Task details:
Only the lines from the line containing "Give me the Plotly.js source for this chart." through the line containing "const yTicks = [-1.5, -1.0, -0.5, 0.0, 0.5, 1.0, 1.5, 2.0];" should be reproduced, please, with no pictures.

Supplied material:
━━━━━━━━━━
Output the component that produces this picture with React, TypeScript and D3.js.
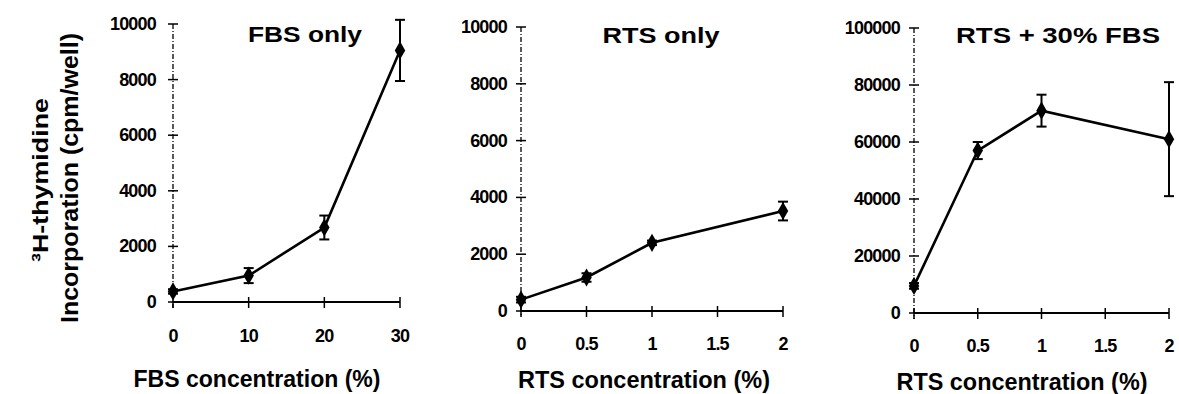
━━━━━━━━━━
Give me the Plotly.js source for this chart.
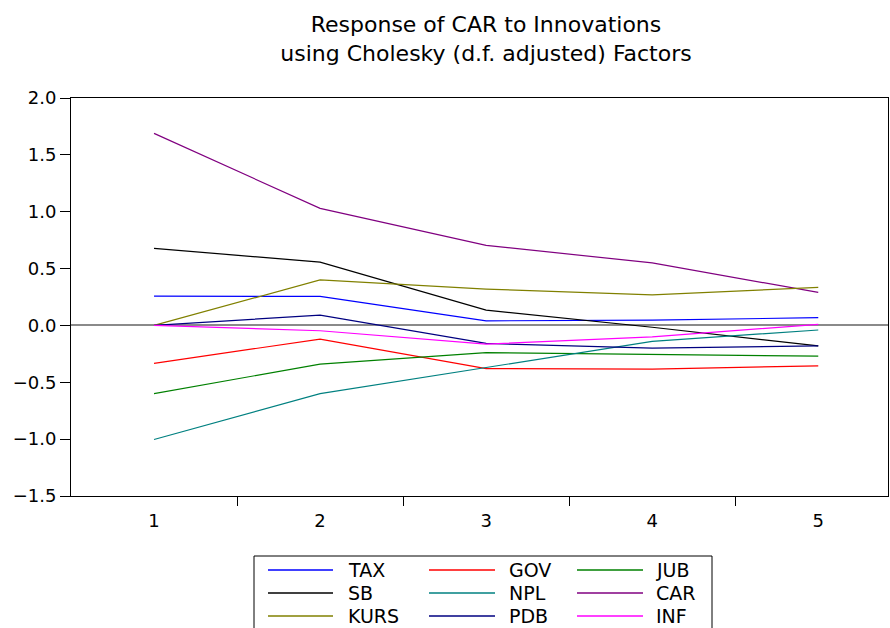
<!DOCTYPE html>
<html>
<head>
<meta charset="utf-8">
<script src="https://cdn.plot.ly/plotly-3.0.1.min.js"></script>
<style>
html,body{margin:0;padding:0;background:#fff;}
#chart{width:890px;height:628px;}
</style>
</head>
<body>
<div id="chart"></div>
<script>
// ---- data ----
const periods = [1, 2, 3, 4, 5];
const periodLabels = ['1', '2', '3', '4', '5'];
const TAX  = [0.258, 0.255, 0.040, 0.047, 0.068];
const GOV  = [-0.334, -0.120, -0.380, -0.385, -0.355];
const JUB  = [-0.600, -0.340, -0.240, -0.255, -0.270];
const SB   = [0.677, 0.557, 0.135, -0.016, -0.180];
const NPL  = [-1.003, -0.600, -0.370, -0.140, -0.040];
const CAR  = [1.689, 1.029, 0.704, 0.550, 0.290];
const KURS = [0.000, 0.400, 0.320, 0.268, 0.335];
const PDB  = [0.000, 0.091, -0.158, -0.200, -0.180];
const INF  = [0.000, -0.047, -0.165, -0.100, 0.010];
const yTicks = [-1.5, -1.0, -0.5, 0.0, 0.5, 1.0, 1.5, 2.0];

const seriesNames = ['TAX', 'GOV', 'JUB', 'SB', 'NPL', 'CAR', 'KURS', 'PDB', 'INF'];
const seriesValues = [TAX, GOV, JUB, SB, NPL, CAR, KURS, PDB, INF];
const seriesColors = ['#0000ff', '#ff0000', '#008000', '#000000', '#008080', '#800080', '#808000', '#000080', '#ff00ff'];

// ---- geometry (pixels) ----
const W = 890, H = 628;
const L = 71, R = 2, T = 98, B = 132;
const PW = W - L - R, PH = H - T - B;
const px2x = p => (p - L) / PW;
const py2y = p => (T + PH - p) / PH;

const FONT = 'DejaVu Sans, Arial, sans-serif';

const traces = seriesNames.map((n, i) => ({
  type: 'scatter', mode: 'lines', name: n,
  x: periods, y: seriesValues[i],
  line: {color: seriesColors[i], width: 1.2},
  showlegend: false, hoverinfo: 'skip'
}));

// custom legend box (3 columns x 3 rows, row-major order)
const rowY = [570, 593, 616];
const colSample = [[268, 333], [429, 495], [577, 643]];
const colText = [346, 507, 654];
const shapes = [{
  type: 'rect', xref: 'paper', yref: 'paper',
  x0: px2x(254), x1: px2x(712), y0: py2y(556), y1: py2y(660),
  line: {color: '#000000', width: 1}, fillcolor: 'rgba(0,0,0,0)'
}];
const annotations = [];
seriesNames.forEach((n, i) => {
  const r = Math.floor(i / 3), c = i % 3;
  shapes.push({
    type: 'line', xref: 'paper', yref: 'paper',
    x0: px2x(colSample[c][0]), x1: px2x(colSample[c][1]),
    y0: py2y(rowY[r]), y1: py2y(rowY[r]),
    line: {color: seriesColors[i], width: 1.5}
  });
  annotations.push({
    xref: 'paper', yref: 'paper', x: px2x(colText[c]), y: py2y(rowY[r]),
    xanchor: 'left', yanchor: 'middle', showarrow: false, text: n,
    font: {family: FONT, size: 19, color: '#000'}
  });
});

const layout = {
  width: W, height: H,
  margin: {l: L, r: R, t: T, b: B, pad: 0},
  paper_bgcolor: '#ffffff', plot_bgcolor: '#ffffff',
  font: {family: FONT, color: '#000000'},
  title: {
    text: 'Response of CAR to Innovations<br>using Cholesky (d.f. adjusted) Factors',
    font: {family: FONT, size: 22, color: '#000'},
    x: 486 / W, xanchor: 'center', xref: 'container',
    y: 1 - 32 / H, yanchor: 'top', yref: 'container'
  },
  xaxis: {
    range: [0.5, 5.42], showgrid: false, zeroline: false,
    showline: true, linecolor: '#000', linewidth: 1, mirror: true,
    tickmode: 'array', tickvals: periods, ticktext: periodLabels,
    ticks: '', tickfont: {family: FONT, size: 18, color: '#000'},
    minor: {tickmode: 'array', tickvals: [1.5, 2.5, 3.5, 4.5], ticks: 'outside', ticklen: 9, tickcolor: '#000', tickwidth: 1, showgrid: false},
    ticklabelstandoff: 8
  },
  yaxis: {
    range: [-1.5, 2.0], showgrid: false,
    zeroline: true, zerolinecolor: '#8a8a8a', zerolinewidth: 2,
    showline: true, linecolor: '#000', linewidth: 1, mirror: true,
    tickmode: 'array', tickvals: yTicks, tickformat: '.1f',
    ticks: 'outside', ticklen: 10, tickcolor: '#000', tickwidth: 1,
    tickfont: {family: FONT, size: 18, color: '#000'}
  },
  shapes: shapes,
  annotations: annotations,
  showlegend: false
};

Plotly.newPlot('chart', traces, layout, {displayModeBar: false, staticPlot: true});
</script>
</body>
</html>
━━━━━━━━━━
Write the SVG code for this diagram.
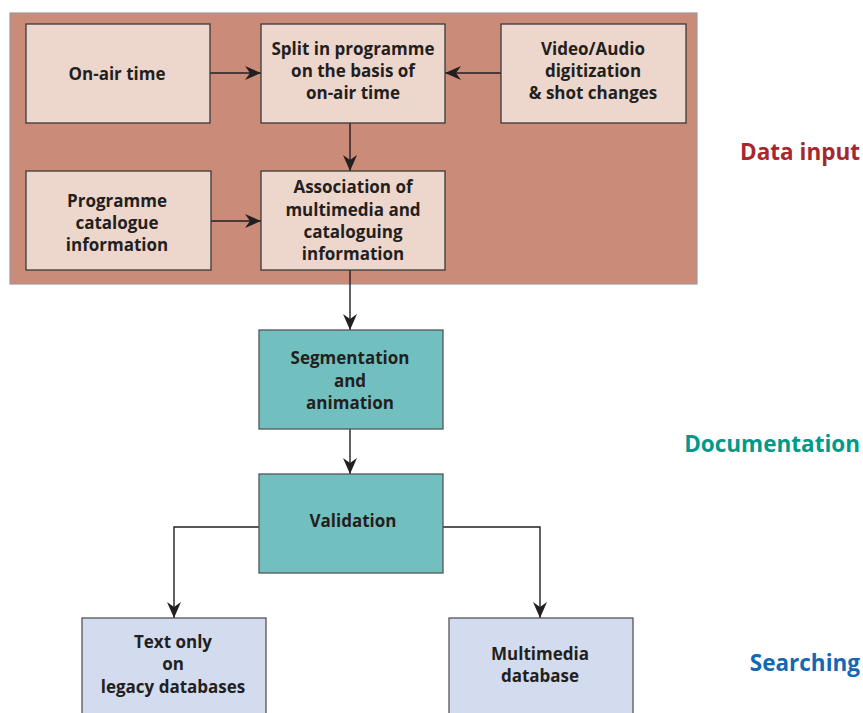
━━━━━━━━━━
Correct result:
Give me the Plotly.js source for this chart.
<!DOCTYPE html>
<html>
<head>
<meta charset="utf-8">
<script src="https://cdn.plot.ly/plotly-3.0.1.min.js"></script>
<style>
html,body{margin:0;padding:0;background:#fff;}
#chart{width:890px;height:628px;}
</style>
</head>
<body>
<div id="chart"></div>
<script>
// ---- data ----
const periods = [1, 2, 3, 4, 5];
const periodLabels = ['1', '2', '3', '4', '5'];
const TAX  = [0.258, 0.255, 0.040, 0.047, 0.068];
const GOV  = [-0.334, -0.120, -0.380, -0.385, -0.355];
const JUB  = [-0.600, -0.340, -0.240, -0.255, -0.270];
const SB   = [0.677, 0.557, 0.135, -0.016, -0.180];
const NPL  = [-1.003, -0.600, -0.370, -0.140, -0.040];
const CAR  = [1.689, 1.029, 0.704, 0.550, 0.290];
const KURS = [0.000, 0.400, 0.320, 0.268, 0.335];
const PDB  = [0.000, 0.091, -0.158, -0.200, -0.180];
const INF  = [0.000, -0.047, -0.165, -0.100, 0.010];
const yTicks = [-1.5, -1.0, -0.5, 0.0, 0.5, 1.0, 1.5, 2.0];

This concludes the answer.